I have comes across quite a few third party administration (TPA) firms over the years and 95% of them are pretty good. Even if they make mistakes, they’ll own up to them and they happen to make a few mistakes.
One thing I’ve liked with most of these TPAs is when they fire clients for being out of compliance and not doing anything about it. These TPAs know that a plan that didn’t make the required QNEC or won’t correct late deferrals are the clients that end up suing them when things go wrong.
So a few years back, I had a client with a lot of issues that required some voluntary compliance filings. The Form 5500 wasn’t done for about four years and the deferral tests were incorrect because the plan sponsor failed to properly code the employees.

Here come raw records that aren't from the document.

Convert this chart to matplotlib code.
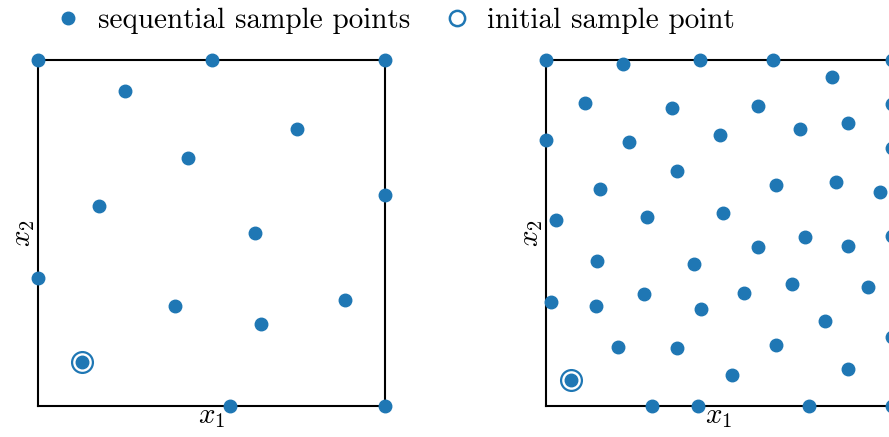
import matplotlib
matplotlib.use("Agg")
import matplotlib.pyplot as plt
from matplotlib.lines import Line2D

plt.rcParams['font.family'] = 'serif'
plt.rcParams['font.serif'] = ['cmr10', 'DejaVu Serif']
plt.rcParams['mathtext.fontset'] = 'cm'
plt.rcParams['axes.formatter.use_mathtext'] = True

# sequential design, few points
seq1_x1 = [0.0, 0.5, 1.0, 0.251, 0.747, 0.431, 1.0, 0.177, 0.624, 0.0, 0.885, 0.396, 0.642, 0.553, 1.0]
seq1_x2 = [1.0, 1.0, 1.0, 0.910, 0.801, 0.717, 0.610, 0.579, 0.500, 0.369, 0.305, 0.288, 0.238, 0.0, 0.0]
init1 = (0.126, 0.126)

# sequential design, many points
seq2_x1 = [0.0, 0.222, 0.444, 0.657, 1.0, 0.827, 0.112, 0.365, 0.614, 1.0,
           0.873, 0.735, 0.503, 0.0, 0.241, 1.0, 0.380, 0.157, 0.665, 0.838,
           0.965, 0.028, 0.291, 0.512, 1.0, 0.748, 0.612, 0.872, 0.148, 0.427,
           0.711, 0.930, 0.283, 0.573, 0.014, 0.145, 0.448, 0.805, 1.0, 0.207,
           0.378, 0.666, 0.872, 0.538, 0.307, 0.439, 0.759, 1.0]
seq2_x2 = [1.0, 0.988, 1.0, 1.0, 1.0, 0.951, 0.877, 0.860, 0.868, 0.873,
           0.819, 0.801, 0.782, 0.768, 0.762, 0.745, 0.679, 0.628, 0.640, 0.648,
           0.618, 0.537, 0.545, 0.559, 0.490, 0.487, 0.460, 0.461, 0.420, 0.411,
           0.352, 0.345, 0.323, 0.326, 0.302, 0.288, 0.281, 0.246, 0.199, 0.171,
           0.169, 0.175, 0.106, 0.089, 0.0, 0.0, 0.0, 0.0]
init2 = (0.071, 0.074)

blue = '#1f77b4'
W, H = 889, 437

fig = plt.figure(figsize=(W / 100, H / 100), dpi=100)
ax1 = fig.add_axes([38 / W, (H - 406) / H, 347 / W, 346 / H])
ax2 = fig.add_axes([546 / W, (H - 406) / H, 346 / W, 346 / H])

for ax, xs, ys, init in [(ax1, seq1_x1, seq1_x2, init1), (ax2, seq2_x1, seq2_x2, init2)]:
    ax.plot(xs, ys, 'o', color=blue, ms=9, clip_on=False, zorder=3)
    ax.plot(init[0], init[1], 'o', color=blue, ms=9, clip_on=False, zorder=3)
    ax.plot(init[0], init[1], 'o', mfc='none', mec=blue, ms=15, mew=1.6,
            clip_on=False, zorder=3)
    ax.set_xlim(0, 1)
    ax.set_ylim(0, 1)
    ax.set_xticks([])
    ax.set_yticks([])
    for s in ax.spines.values():
        s.set_linewidth(1.5)
        s.set_color('black')
    ax.set_xlabel(r'$x_1$', fontsize=21, labelpad=-2)
    ax.set_ylabel(r'$x_2$', fontsize=21, labelpad=1)

handles = [
    Line2D([], [], ls='none', marker='o', color=blue, ms=9),
    Line2D([], [], ls='none', marker='o', mfc='none', mec=blue, ms=11, mew=1.8),
]
fig.legend(handles, ['sequential sample points', 'initial sample point'],
           loc='center', bbox_to_anchor=(394 / W, 1 - 21 / H), ncol=2,
           frameon=False, fontsize=21, handlelength=1.0, handletextpad=0.55,
           columnspacing=1.08)

fig.savefig('out.png', dpi=100)
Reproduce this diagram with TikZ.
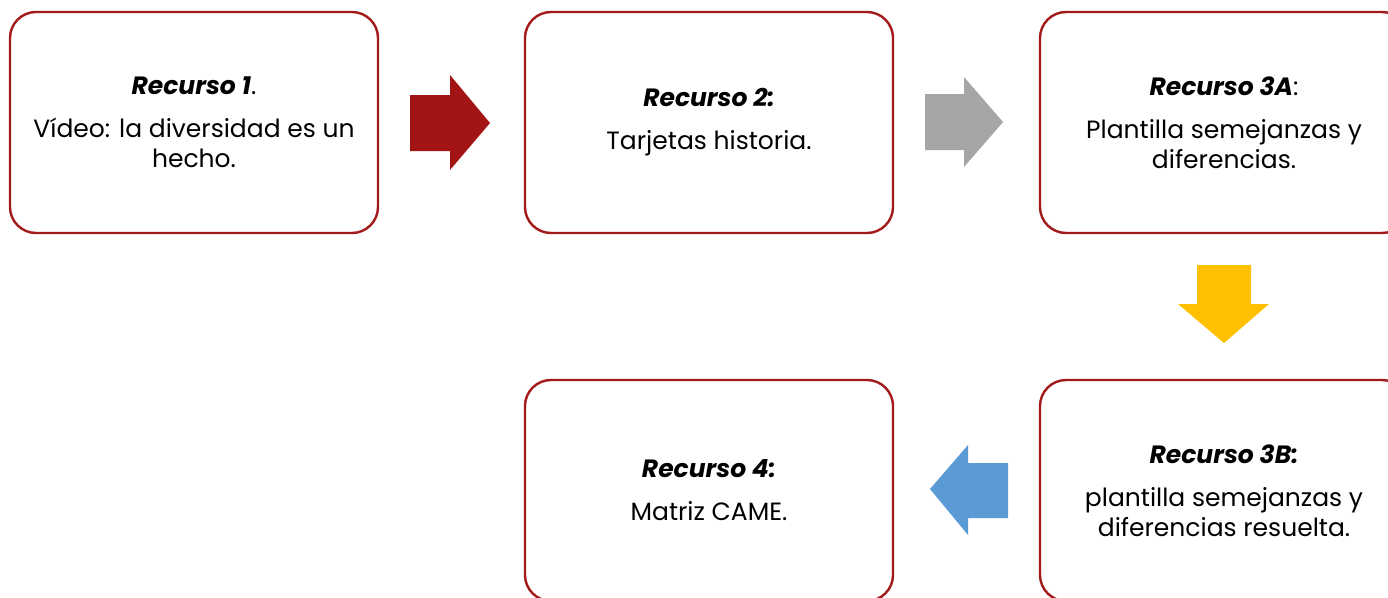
\documentclass[tikz,border=0pt]{standalone}
\usepackage{fontspec}
\setmainfont{Poppins}
\begin{document}
\begin{tikzpicture}[x=1pt,y=-1pt,
  card/.style={draw=cardred, line width=2.4pt, rounded corners=26pt, fill=white,
    minimum width=368pt, minimum height=221pt, align=center,
    font=\fontsize{25}{30}\selectfont, inner sep=0pt}]
\definecolor{cardred}{HTML}{A31A1A}
\definecolor{arrred}{HTML}{A31515}
\definecolor{arrgray}{HTML}{A6A6A6}
\definecolor{arryellow}{HTML}{FFC000}
\definecolor{arrblue}{HTML}{5B9BD5}
\clip (0,0) rectangle (1388,597);
\fill[white] (0,0) rectangle (1388,597);

% resource cards
\node[card] (r1) at (194,122.5) {{\bfseries\itshape Recurso 1}.\\[13pt]V\'ideo: la diversidad es un\\hecho.};
\node[card] (r2) at (709,122.5) {{\bfseries\itshape Recurso 2:}\\[13pt]Tarjetas historia.};
\node[card] (r3) at (1224,122.5) {{\bfseries\itshape Recurso 3A}:\\[13pt]Plantilla semejanzas y\\diferencias.};
\node[card] (r4) at (709,490.5) {{\bfseries\itshape Recurso 4:}\\[13pt]Matriz CAME.};
\node[card] (r5) at (1224,490.5) {{\bfseries\itshape Recurso 3B:}\\[13pt]plantilla semejanzas y\\diferencias resuelta.};

% block arrows between the cards
\fill[arrred] (410,95) -- (450,95) -- (450,75) -- (490,123) -- (450,170) -- (450,151) -- (410,151) -- cycle;
\fill[arrgray] (925,94) -- (964,94) -- (964,77) -- (1003,122) -- (964,167) -- (964,150) -- (925,150) -- cycle;
\fill[arryellow] (1197,265) -- (1251,265) -- (1251,304) -- (1269,304) -- (1224,343) -- (1178,304) -- (1197,304) -- cycle;
\fill[arrblue] (1008,463) -- (968,463) -- (968,445) -- (930,489) -- (968,535) -- (968,518) -- (1008,518) -- cycle;
\end{tikzpicture}
\end{document}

So when I contacted the TPA because the plan sponsor had to make over $40,000 in corrective contributions, I was alarmed what this TPA told me. They disclaimed any responsibility and said that the failure of filing 4 years of Form 5500 was on the client and the plan sponsor was also responsible for coding the employees correctly. I was shocked that any TPA would keep a client that had such glaring compliance issues such as multiple failures in filing a Form 5500 as well as incorrect census information that any reasonable TPA would have contacted the employer to fix. The plan sponsor client is a medical practice with multiple employees including two doctors, all with the same last name as the name of the practice: any reasonable TPA employee would assume those employees were highly compensated employees? It reminds me of the payroll provider who asked a plan sponsor to identify all key employees and the plan sponsor assumed a key employee was someone who was just key to the running of the business identified everyone as key and the plan was considered top heavy because the $30,000 a year cleaning person was identified as a key employee. In my opinion, it’s no way to be in the administration business.